S’agissant d’un sujet aussi intime et privé que l’union de deux personnes qui s’aiment, je ne vous souhaite jamais que dans votre entourage proche, vous deviez refuser une union à vos propres enfants ou petits enfants au prétexte qu’ils sont homosexuels, quelle violence vous leur feriez à ce moment là, la même que celle que vous venez d’infliger à ces deux jeunes femmes, avec le facteur du degré de parenté en plus, certains emploieraient alors des qualificatifs que vous ne pourriez supporter dans votre coeur de mère et de femme tout simplement, car vous avez un coeur n’est-ce pas ?!?…

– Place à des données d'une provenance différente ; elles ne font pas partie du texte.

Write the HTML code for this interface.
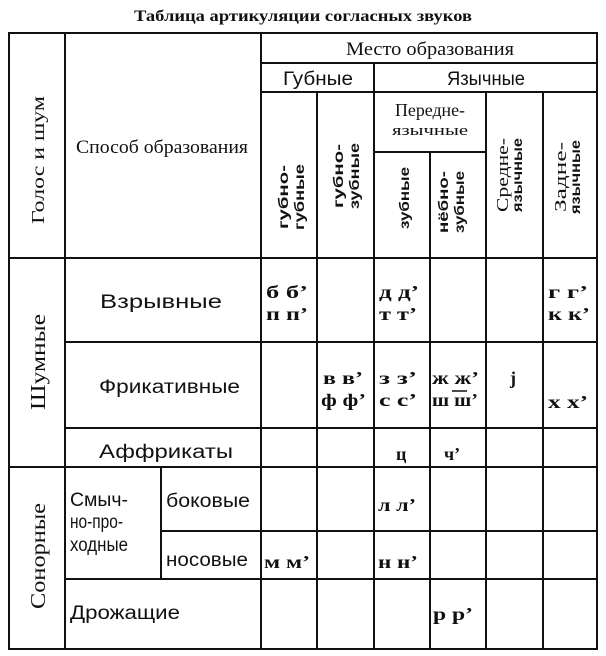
<!DOCTYPE html>
<html><head><meta charset="utf-8"><style>
html,body{margin:0;padding:0;background:#fff;}
svg{display:block;}
text{font-family:"Liberation Serif",serif;fill:#111;}
text.s{font-family:"Liberation Sans",sans-serif;font-weight:bold;font-size:14px;}
text.c{font-size:18px;font-weight:bold;}
text.l{font-size:19px;font-family:"Liberation Sans",sans-serif;}
</style></head><body>
<svg width="606" height="656" viewBox="0 0 606 656" xmlns="http://www.w3.org/2000/svg">
<text x="303" y="21" text-anchor="middle" font-weight="bold" font-size="16" font-family="Liberation Sans" textLength="338" lengthAdjust="spacingAndGlyphs">Таблица артикуляции согласных звуков</text>
<g stroke="#111" stroke-width="2" fill="none">
<rect x="9" y="33" width="588" height="616"/>
<line x1="65" y1="33" x2="65" y2="649"/>
<line x1="261" y1="33" x2="261" y2="649"/>
<line x1="261" y1="63" x2="597" y2="63"/>
<line x1="261" y1="92" x2="597" y2="92"/>
<line x1="374" y1="63" x2="374" y2="649"/>
<line x1="317" y1="92" x2="317" y2="649"/>
<line x1="374" y1="152" x2="486" y2="152"/>
<line x1="430" y1="152" x2="430" y2="649"/>
<line x1="486" y1="92" x2="486" y2="649"/>
<line x1="543" y1="92" x2="543" y2="649"/>
<line x1="9" y1="258" x2="597" y2="258"/>
<line x1="65" y1="342" x2="597" y2="342"/>
<line x1="65" y1="428" x2="597" y2="428"/>
<line x1="9" y1="467" x2="597" y2="467"/>
<line x1="161" y1="467" x2="161" y2="579"/>
<line x1="161" y1="531" x2="597" y2="531"/>
<line x1="65" y1="579" x2="597" y2="579"/>
</g>
<text x="430" y="55" text-anchor="middle" font-size="19" textLength="168" lengthAdjust="spacingAndGlyphs">Место образования</text>
<text x="318" y="85" text-anchor="middle" class="l" textLength="70" lengthAdjust="spacingAndGlyphs">Губные</text>
<text x="486" y="85" text-anchor="middle" class="l" textLength="78" lengthAdjust="spacingAndGlyphs">Язычные</text>
<text x="430" y="116" text-anchor="middle" font-size="18" textLength="70" lengthAdjust="spacingAndGlyphs">Передне-</text>
<text x="430" y="135" text-anchor="middle" font-size="15" font-family="Liberation Sans" textLength="76" lengthAdjust="spacingAndGlyphs">язычные</text>
<text x="76" y="153" font-size="19" font-family="Liberation Sans" textLength="172" lengthAdjust="spacingAndGlyphs">Способ образования</text>
<text transform="translate(44,160) rotate(-90)" text-anchor="middle" font-size="18" textLength="128" lengthAdjust="spacingAndGlyphs">Голос и шум</text>
<g text-anchor="middle">
<text class="s" transform="translate(288,197) rotate(-90)" textLength="64" lengthAdjust="spacingAndGlyphs">губно-</text>
<text class="s" transform="translate(304,197) rotate(-90)" textLength="66" lengthAdjust="spacingAndGlyphs">губные</text>
<text class="s" transform="translate(343,176) rotate(-90)" textLength="64" lengthAdjust="spacingAndGlyphs">губно-</text>
<text class="s" transform="translate(359,176) rotate(-90)" textLength="66" lengthAdjust="spacingAndGlyphs">зубные</text>
<text class="s" transform="translate(409,198) rotate(-90)" textLength="62" lengthAdjust="spacingAndGlyphs">зубные</text>
<text class="s" transform="translate(448,202) rotate(-90)" textLength="62" lengthAdjust="spacingAndGlyphs">нёбно-</text>
<text class="s" transform="translate(464,202) rotate(-90)" textLength="62" lengthAdjust="spacingAndGlyphs">зубные</text>
<text transform="translate(508,175) rotate(-90)" font-size="17" font-family="Liberation Sans" textLength="74" lengthAdjust="spacingAndGlyphs">Средне-</text>
<text class="s" transform="translate(522,175) rotate(-90)" textLength="74" lengthAdjust="spacingAndGlyphs">язычные</text>
<text transform="translate(566,177) rotate(-90)" font-size="17" font-family="Liberation Sans" textLength="70" lengthAdjust="spacingAndGlyphs">Задне-</text>
<text class="s" transform="translate(580,177) rotate(-90)" textLength="74" lengthAdjust="spacingAndGlyphs">язычные</text>
</g>
<text transform="translate(45,362) rotate(-90)" text-anchor="middle" font-size="21" textLength="96" lengthAdjust="spacingAndGlyphs">Шумные</text>
<text transform="translate(45,556) rotate(-90)" text-anchor="middle" font-size="21" font-family="Liberation Sans" textLength="106" lengthAdjust="spacingAndGlyphs">Сонорные</text>
<text x="100" y="308" class="l" textLength="122" lengthAdjust="spacingAndGlyphs">Взрывные</text>
<text x="99" y="393" class="l" textLength="141" lengthAdjust="spacingAndGlyphs">Фрикативные</text>
<text x="99" y="458" class="l" textLength="134" lengthAdjust="spacingAndGlyphs">Аффрикаты</text>
<text x="70" y="506" class="l" textLength="58" lengthAdjust="spacingAndGlyphs">Смыч-</text>
<text x="70" y="528" class="l" textLength="53" lengthAdjust="spacingAndGlyphs">но-про-</text>
<text x="70" y="551" class="l" textLength="58" lengthAdjust="spacingAndGlyphs">ходные</text>
<text x="166" y="507" class="l" textLength="84" lengthAdjust="spacingAndGlyphs">боковые</text>
<text x="166" y="566" class="l" textLength="82" lengthAdjust="spacingAndGlyphs">носовые</text>
<text x="70" y="619" class="l" textLength="110" lengthAdjust="spacingAndGlyphs">Дрожащие</text>
<g>
<text class="c" x="266" y="298" textLength="42" lengthAdjust="spacingAndGlyphs">б б’</text><text class="c" x="266" y="320" textLength="42" lengthAdjust="spacingAndGlyphs">п п’</text>
<text class="c" x="379" y="298" textLength="40" lengthAdjust="spacingAndGlyphs">д д’</text><text class="c" x="379" y="320" textLength="38" lengthAdjust="spacingAndGlyphs">т т’</text>
<text class="c" x="548" y="298" textLength="40" lengthAdjust="spacingAndGlyphs">г г’</text><text class="c" x="548" y="320" textLength="42" lengthAdjust="spacingAndGlyphs">к к’</text>
<text class="c" x="323" y="384" textLength="40" lengthAdjust="spacingAndGlyphs">в в’</text><text class="c" x="321" y="406" textLength="45" lengthAdjust="spacingAndGlyphs">ф ф’</text>
<text class="c" x="379" y="384" textLength="38" lengthAdjust="spacingAndGlyphs">з з’</text><text class="c" x="379" y="406" textLength="38" lengthAdjust="spacingAndGlyphs">с с’</text>
<text class="c" x="432" y="384" textLength="47" lengthAdjust="spacingAndGlyphs">ж ж’</text><text class="c" x="432" y="406" textLength="46" lengthAdjust="spacingAndGlyphs">ш ш’</text>
<text class="c" x="510" y="384">j</text>
<text class="c" x="548" y="408" textLength="40" lengthAdjust="spacingAndGlyphs">х х’</text>
<text class="c" x="396" y="460">ц</text><text class="c" x="444" y="460">ч’</text>
<text class="c" x="378" y="511" textLength="38" lengthAdjust="spacingAndGlyphs">л л’</text>
<text class="c" x="264" y="568" textLength="46" lengthAdjust="spacingAndGlyphs">м м’</text><text class="c" x="378" y="568" textLength="40" lengthAdjust="spacingAndGlyphs">н н’</text>
<text class="c" x="433" y="620" textLength="40" lengthAdjust="spacingAndGlyphs">р р’</text>
</g>
<line x1="452" y1="391" x2="467" y2="391" stroke="#111" stroke-width="1.5"/>
</svg>
</body></html>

Je crois que ces insultes qui surviendraient vous paraîtraient trop indignes pour pouvoir les entendre ou les lire, et parce que dans vos convictions, aimer son prochain a un sens, on veut le bonheur à tout prix, comme le veulent ces deux personnes, ces deux êtres humains qui, parce que une seule personne l’aurait décidé, vont en partie avoir cet événement des plus importants dans l’existence, gâché par un entêtement et des arguments qui ne sont pas audibles d’un point de vue ni humain, ni législatif, quant au religieux, encore une fois, nous parlons d’une union civile, les murs de votre belle église de Bollène ne vont ni trembler ni s’effondrer face à ce qu’il faut encore une fois, qualifier de bel événement, célébrer l’amour, qu’y a-t-il de plus beau ?
Si ce mail reste lettre morte, j’aurais compris à quel point vous pourriez mépriser ceux que vous êtes censée représenter encore une fois, mais je ne suis pas influençable par ce que j’ai pu lire, et je vous fais confiance pour me répondre (directement serait l’idéal, en évitant toute « lettre type »), mais surtout, pour m’annoncer une bonne nouvelle, celle de la célébration de l’union de Amandine et Angélique dans votre commune (votre au sens citoyen bien entendu).
Dans cette attente, je vous prie de croire, Madame Le Maire, à l’expression de mes sincères salutations.